From bottle to buttons and bling: enabling waste pickers to build a better life
These might look like ordinary buttons, but they’re doing more than just fastening or embellishing garments made by our brands. They are giving waste pickers in India the chance to build a brighter future and contribute to inclusive circularity.
Making waste wearable
On the streets of Bengaluru, tens of thousands of people earn a living by sorting through rubbish to find items that can be sold for recycling. The post-consumer PET waste they sell is flaked and washed and then used to make buttons.
& Other Stories and H&M clothing featuring the buttons
H&M have used these fastenings for several months and this spring, they are making their debut on & Other Stories shirts and dresses. While H&M’s S/S 2023 Studio collection takes the button and goes one step further, as Ella Soccorsi, concept designer at H&M, explains, “We wanted to create a fashion moment using the humble button. We treated it like a precious embellishment that takes centre stage. While both the button and denim fabric in themselves are quite modest, when they are combined and maximised in this way they become wearable masterpieces”.
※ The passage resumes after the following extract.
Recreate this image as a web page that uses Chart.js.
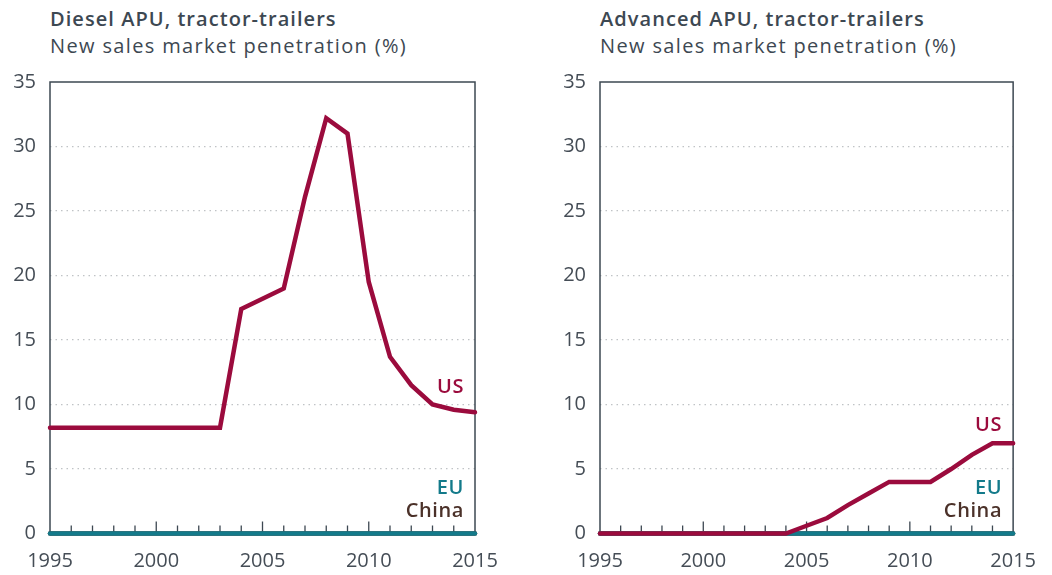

H&M Foundation – in solidarity with waste pickers
Back in 2020, philanthropic H&M Foundation initiated and provided funding to a collective impact project in Bengaluru to catalyse inclusive circularity and equip waste pickers to lift themselves out of poverty. Called Saamuhika Shakti, the project brings together ten organisations that work with the pickers to remove barriers, such as a lack of access to basic services and economic opportunities. To date the project has reached 32,000 people.
Worker at dry waste collection center in Bengaluru © H&M Foundation/Saamuhika Shakti
Promoting inclusive circularity
Demand for recycled materials is growing fast and as new, circular value chains emerge, we need to ensure that fashion’s move away from a linear system promotes social inclusion and offers fair opportunities for everybody.
Waste management and recycling are fundamental components of a circular economy, but in order for it to be truly sustainable, it needs to include the very group of people that upholds this value chain in India – the informal waste picker community. If challenges related to waste pickers’ lives and the waste sector can be addressed, waste pickers have the potential to be a key player in a global circular system”
/ Maria Bystedt, Strategy Lead at H&M Foundation
A fitting inspiration
Appropriately, the garments in H&M’s Studio collection reference a well-dressed British community known for their charitable work. “The collection is all about drama and personas. We did some research into the Pearly Kings and Queens of London, their history and how they made a positive impact by raising money for the less fortunate. All while creating and wearing masterfully decorated jackets and clothes”, explains Ella.
Garments covered with buttons from H&M’s SS/23 Studio Collection
As of January 2023, we have sourced an incredible 152 million buttons containing recycled plastic collected by the waste pickers and the number is increasing all the time. Before the end of this year, it is expected that all H&M Group garments with poly buttons produced in India will feature these fastenings and we are looking into how we can expand the use of them. On top of this, we are investigating how to use other materials gathered by waste pickers, such as paper and metal.
H&M Foundation is privately funded by the Stefan Persson family, founders and main owners of the H&M Group. The foundation uses philanthropic resources to find, fund and facilitate disruptive innovations, initiatives and research that enable a socially inclusive and planet positive textile industry.
Saamuhika Shakti is a collective impact initiative, the first of its kind in India. Ten organisations have joined forces to enable informal waste pickers to have greater agency to lead secure and dignified lives, with a specific focus on gender and equity. This project is initiated and supported by the H&M Foundation, and The/Nudge Institute serves as the backbone.
Pearly Kings and Queens with their instantly recognizable dark suits covered with patterns made of mother of pearl buttons are an iconic part of London’s history. They are dedicated to raising money for charity. Each London Borough has a Pearly Family, and the titles are passed down through families.